Supplied data
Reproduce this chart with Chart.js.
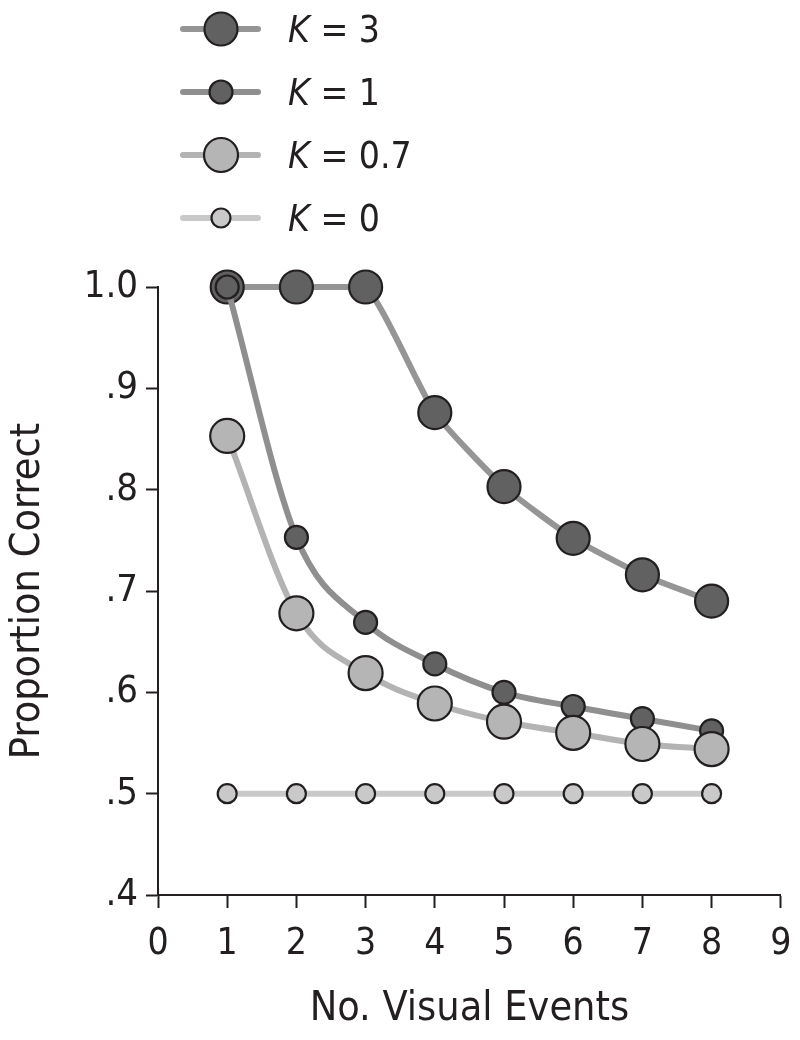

==

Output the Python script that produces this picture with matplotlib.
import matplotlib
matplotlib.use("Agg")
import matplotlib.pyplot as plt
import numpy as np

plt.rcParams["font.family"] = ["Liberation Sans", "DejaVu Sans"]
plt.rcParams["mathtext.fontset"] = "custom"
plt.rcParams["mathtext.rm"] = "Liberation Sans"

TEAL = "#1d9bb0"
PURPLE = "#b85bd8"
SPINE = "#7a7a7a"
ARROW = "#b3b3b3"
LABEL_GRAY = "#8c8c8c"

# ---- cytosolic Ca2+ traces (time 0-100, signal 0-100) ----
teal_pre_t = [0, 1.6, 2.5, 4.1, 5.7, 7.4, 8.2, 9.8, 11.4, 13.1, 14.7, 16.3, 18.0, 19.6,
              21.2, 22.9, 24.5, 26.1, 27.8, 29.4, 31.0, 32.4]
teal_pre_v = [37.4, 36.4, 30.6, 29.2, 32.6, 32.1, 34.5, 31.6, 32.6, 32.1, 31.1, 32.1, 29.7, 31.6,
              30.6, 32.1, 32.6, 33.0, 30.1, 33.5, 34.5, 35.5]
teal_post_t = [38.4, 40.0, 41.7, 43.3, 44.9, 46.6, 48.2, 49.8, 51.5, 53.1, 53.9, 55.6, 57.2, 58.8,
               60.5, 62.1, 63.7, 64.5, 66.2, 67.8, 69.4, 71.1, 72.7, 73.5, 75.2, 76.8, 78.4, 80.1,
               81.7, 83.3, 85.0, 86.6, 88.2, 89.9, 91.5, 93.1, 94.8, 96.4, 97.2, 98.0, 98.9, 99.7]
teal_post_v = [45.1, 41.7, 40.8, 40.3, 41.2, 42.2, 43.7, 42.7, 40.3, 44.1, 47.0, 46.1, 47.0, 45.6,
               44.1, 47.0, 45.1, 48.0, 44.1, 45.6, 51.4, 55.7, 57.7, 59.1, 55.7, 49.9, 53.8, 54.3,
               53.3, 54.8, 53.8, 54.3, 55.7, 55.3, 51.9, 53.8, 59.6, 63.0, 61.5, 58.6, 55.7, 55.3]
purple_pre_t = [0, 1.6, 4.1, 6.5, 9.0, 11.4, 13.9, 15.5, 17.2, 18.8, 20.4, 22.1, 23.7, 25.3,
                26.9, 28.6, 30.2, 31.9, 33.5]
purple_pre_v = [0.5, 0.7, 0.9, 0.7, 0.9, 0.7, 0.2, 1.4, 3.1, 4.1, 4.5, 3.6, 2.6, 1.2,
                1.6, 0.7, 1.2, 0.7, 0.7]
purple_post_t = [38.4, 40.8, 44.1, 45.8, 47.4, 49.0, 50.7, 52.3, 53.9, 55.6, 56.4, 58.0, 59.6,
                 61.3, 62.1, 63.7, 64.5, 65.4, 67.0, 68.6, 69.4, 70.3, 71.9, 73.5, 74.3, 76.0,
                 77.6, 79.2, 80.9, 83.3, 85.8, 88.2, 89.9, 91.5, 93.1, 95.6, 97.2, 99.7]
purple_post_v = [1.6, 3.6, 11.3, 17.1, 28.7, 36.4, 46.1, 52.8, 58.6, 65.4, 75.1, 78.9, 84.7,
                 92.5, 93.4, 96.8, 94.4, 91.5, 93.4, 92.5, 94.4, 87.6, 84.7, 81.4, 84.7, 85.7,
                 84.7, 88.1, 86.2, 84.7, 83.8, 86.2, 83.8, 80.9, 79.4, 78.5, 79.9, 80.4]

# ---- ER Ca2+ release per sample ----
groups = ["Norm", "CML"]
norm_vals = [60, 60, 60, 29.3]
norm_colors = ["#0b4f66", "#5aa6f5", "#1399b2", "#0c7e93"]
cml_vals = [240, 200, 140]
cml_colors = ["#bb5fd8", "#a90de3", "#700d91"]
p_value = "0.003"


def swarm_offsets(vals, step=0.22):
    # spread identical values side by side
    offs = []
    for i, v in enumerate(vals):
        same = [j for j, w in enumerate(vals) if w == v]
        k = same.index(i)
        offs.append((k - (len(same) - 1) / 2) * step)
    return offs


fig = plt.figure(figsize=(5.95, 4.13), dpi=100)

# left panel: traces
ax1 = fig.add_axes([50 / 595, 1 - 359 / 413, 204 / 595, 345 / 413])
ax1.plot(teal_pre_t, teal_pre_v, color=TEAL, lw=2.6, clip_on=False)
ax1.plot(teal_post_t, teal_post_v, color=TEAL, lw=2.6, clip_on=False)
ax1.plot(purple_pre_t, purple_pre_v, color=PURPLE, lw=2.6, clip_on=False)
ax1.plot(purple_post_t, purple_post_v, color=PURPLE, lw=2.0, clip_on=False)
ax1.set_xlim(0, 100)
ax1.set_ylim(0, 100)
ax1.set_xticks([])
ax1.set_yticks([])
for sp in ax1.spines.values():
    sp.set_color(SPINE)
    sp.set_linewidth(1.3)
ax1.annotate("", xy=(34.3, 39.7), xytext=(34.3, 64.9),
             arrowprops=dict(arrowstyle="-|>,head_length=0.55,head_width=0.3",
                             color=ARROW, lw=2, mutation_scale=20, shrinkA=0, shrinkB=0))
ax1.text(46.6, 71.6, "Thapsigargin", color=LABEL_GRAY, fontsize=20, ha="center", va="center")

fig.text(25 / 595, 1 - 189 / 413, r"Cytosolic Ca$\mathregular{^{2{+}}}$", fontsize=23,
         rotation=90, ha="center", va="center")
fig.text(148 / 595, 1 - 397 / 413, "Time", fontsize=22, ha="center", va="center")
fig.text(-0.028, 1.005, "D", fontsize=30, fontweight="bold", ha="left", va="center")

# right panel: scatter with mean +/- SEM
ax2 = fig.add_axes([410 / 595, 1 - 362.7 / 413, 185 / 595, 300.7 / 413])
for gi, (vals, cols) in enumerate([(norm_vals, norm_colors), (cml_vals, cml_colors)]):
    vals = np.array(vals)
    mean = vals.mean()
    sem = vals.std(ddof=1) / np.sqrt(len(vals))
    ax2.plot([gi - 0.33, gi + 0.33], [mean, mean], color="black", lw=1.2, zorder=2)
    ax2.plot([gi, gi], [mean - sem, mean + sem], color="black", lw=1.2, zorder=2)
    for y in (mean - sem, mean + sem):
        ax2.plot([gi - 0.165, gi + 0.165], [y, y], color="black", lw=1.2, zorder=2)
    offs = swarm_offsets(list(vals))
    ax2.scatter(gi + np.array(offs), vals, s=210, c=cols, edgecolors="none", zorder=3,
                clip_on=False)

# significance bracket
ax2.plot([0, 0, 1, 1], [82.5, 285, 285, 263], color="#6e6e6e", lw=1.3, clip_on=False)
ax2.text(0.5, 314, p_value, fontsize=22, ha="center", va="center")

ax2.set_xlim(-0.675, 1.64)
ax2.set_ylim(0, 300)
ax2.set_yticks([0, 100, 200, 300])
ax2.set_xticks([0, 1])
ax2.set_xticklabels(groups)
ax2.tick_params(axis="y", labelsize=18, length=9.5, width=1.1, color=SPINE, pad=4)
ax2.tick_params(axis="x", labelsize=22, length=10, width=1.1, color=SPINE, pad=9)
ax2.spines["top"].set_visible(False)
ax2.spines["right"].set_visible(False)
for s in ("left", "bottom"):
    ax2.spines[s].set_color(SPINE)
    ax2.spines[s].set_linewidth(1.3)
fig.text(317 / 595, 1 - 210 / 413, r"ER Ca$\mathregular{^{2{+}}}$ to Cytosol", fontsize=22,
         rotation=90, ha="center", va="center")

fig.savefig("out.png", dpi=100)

...

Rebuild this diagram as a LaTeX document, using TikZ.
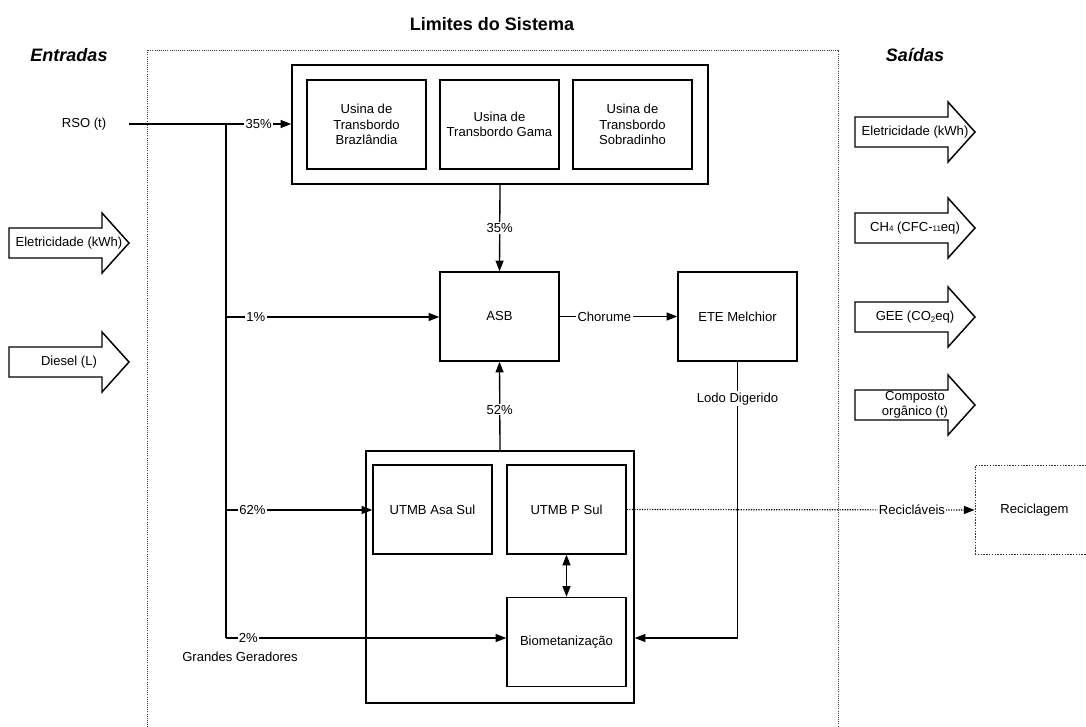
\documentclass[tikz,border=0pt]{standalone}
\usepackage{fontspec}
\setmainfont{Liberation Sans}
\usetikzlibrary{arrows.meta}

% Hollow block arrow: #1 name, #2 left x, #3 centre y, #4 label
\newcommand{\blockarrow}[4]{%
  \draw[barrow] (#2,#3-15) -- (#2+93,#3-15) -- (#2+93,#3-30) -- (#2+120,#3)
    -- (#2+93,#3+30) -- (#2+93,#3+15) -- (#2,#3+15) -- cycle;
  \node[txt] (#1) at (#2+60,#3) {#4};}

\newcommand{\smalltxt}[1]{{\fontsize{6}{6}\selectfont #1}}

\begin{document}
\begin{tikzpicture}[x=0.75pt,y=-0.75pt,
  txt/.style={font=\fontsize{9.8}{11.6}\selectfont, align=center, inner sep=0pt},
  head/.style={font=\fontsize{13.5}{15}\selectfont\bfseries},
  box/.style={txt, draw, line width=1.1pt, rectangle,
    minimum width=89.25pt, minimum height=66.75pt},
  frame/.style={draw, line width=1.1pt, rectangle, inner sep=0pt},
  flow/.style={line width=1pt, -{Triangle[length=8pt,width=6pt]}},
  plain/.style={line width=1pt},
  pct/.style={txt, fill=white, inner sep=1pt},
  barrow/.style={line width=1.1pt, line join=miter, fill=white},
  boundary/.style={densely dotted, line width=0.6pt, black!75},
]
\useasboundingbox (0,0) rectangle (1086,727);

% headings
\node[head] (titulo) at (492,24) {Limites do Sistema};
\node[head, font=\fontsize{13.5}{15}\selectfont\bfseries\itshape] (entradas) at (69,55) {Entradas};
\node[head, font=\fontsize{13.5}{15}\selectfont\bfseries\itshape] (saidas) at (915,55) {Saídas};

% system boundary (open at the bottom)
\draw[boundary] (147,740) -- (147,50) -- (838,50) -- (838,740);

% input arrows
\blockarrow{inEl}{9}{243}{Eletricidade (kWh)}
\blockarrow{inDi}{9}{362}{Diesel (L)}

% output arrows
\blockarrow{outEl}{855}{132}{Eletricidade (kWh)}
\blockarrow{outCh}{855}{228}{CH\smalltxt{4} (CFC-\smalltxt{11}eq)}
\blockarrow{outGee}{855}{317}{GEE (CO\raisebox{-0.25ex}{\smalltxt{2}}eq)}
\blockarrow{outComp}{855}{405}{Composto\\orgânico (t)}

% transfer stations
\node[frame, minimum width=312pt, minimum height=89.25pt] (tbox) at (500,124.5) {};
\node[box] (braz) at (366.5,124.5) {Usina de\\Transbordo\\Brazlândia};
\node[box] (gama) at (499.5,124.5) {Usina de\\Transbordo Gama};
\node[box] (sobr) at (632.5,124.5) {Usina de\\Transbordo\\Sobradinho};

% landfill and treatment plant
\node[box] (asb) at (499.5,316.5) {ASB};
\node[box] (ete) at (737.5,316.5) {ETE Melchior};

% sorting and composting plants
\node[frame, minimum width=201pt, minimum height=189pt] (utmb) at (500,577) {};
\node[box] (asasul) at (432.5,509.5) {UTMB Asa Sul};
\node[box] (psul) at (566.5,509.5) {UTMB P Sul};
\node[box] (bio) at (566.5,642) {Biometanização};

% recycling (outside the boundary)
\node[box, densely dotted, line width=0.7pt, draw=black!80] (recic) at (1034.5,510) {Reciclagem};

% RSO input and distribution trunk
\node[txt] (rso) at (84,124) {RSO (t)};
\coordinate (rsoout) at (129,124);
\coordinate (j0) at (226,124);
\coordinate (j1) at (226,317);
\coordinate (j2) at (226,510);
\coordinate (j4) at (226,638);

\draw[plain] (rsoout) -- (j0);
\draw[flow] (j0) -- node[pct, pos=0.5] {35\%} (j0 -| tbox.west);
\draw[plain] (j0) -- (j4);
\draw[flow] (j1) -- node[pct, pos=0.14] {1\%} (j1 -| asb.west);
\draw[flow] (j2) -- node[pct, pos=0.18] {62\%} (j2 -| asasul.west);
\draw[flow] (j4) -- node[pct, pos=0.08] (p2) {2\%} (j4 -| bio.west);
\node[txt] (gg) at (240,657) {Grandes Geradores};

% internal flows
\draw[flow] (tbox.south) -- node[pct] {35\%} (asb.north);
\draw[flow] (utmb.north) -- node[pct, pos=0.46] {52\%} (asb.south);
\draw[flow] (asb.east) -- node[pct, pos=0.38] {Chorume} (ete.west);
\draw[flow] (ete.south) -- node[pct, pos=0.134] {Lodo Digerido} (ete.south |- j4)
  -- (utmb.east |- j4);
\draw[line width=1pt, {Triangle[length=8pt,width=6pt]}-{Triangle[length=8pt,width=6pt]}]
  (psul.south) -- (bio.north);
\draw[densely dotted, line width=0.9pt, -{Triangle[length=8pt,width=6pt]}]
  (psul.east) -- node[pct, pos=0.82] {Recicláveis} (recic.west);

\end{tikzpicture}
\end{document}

Stated task
Begin at the line containing "Rebuild this diagram", end at the line containing "(0,0) rectangle (1086,727);", and copy those lines word for word, both included. Skip pictures.

Task solution
Rebuild this diagram as a LaTeX document, using TikZ.
\documentclass[tikz,border=0pt]{standalone}
\usepackage{fontspec}
\setmainfont{Liberation Sans}
\usetikzlibrary{arrows.meta}

% Hollow block arrow: #1 name, #2 left x, #3 centre y, #4 label
\newcommand{\blockarrow}[4]{%
  \draw[barrow] (#2,#3-15) -- (#2+93,#3-15) -- (#2+93,#3-30) -- (#2+120,#3)
    -- (#2+93,#3+30) -- (#2+93,#3+15) -- (#2,#3+15) -- cycle;
  \node[txt] (#1) at (#2+60,#3) {#4};}

\newcommand{\smalltxt}[1]{{\fontsize{6}{6}\selectfont #1}}

\begin{document}
\begin{tikzpicture}[x=0.75pt,y=-0.75pt,
  txt/.style={font=\fontsize{9.8}{11.6}\selectfont, align=center, inner sep=0pt},
  head/.style={font=\fontsize{13.5}{15}\selectfont\bfseries},
  box/.style={txt, draw, line width=1.1pt, rectangle,
    minimum width=89.25pt, minimum height=66.75pt},
  frame/.style={draw, line width=1.1pt, rectangle, inner sep=0pt},
  flow/.style={line width=1pt, -{Triangle[length=8pt,width=6pt]}},
  plain/.style={line width=1pt},
  pct/.style={txt, fill=white, inner sep=1pt},
  barrow/.style={line width=1.1pt, line join=miter, fill=white},
  boundary/.style={densely dotted, line width=0.6pt, black!75},
]
\useasboundingbox (0,0) rectangle (1086,727);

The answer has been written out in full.